Show each line from the listing that includes the word "chart".
---*---
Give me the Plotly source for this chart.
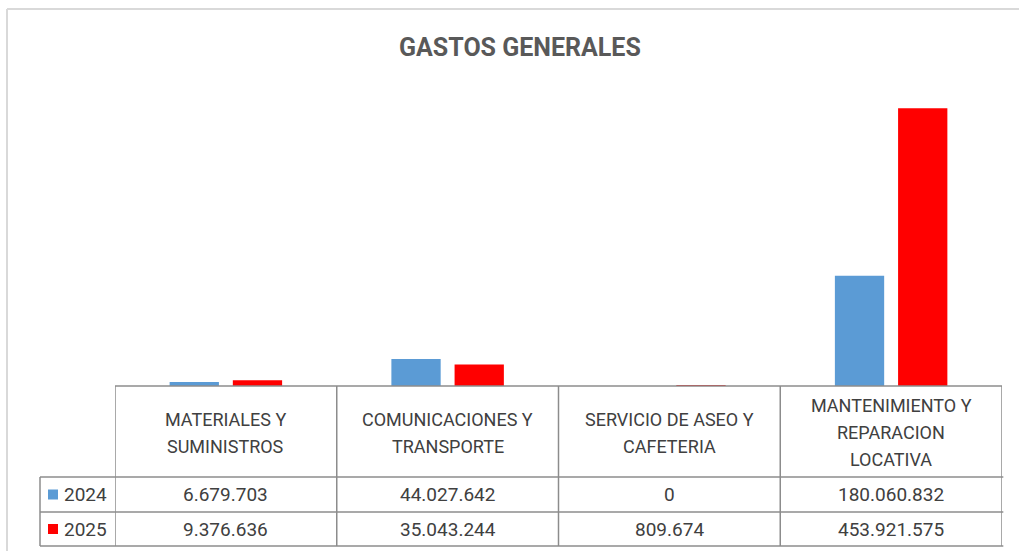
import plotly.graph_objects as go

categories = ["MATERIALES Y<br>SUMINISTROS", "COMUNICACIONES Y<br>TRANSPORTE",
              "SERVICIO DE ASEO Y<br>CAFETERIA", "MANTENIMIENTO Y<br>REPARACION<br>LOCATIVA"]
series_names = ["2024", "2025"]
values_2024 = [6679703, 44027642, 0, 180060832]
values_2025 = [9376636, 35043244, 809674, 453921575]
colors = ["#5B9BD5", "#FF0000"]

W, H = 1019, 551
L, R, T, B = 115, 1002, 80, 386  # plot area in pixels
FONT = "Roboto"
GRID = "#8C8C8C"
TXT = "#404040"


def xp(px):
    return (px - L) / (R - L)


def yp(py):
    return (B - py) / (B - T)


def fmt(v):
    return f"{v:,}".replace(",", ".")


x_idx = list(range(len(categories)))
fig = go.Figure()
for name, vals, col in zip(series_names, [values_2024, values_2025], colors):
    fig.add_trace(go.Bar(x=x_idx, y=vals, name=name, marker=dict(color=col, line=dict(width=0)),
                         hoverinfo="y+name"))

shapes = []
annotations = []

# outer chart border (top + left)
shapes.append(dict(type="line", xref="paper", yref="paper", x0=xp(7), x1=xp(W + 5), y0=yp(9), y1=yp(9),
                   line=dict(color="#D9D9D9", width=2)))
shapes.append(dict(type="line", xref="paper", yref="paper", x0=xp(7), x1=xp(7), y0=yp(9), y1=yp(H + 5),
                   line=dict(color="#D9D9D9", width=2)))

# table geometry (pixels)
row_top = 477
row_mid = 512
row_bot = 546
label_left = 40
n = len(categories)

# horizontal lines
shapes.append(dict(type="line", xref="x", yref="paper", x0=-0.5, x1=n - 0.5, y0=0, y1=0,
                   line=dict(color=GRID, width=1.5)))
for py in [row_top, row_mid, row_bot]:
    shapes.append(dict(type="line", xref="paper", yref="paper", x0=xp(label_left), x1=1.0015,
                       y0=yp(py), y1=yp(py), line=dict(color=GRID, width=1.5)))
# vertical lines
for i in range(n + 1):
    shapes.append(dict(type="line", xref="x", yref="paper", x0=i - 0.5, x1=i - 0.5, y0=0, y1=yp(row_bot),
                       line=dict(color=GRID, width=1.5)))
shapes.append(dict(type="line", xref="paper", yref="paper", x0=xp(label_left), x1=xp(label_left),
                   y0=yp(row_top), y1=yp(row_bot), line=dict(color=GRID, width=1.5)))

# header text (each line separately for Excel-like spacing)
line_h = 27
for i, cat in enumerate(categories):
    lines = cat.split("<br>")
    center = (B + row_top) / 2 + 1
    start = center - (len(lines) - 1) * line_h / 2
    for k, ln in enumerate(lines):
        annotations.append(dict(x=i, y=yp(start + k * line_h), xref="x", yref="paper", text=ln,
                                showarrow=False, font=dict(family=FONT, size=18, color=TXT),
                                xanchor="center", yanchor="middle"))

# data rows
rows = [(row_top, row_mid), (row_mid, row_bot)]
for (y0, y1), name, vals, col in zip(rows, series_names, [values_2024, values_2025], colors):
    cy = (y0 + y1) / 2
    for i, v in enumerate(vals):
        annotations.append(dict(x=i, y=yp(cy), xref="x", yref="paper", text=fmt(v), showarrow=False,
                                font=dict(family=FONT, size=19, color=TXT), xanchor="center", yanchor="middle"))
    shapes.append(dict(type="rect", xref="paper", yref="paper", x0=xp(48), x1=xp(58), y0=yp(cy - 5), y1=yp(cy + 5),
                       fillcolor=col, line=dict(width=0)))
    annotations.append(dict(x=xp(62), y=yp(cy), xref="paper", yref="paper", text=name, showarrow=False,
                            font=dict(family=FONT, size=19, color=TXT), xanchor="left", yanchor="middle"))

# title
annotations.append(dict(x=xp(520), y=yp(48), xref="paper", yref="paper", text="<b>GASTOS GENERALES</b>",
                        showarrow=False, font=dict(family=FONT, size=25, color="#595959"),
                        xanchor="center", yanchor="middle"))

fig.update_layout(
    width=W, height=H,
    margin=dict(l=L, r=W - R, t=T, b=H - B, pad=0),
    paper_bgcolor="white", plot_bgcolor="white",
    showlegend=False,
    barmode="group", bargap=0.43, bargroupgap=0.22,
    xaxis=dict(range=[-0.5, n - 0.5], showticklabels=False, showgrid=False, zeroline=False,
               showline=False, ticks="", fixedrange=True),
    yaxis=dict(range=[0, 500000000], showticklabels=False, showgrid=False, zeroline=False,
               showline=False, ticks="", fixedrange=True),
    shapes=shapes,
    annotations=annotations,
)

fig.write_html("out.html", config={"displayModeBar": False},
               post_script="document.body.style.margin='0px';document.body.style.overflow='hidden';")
---*---
* [Result of this exercise]
Give me the Plotly source for this chart.
# outer chart border (top + left)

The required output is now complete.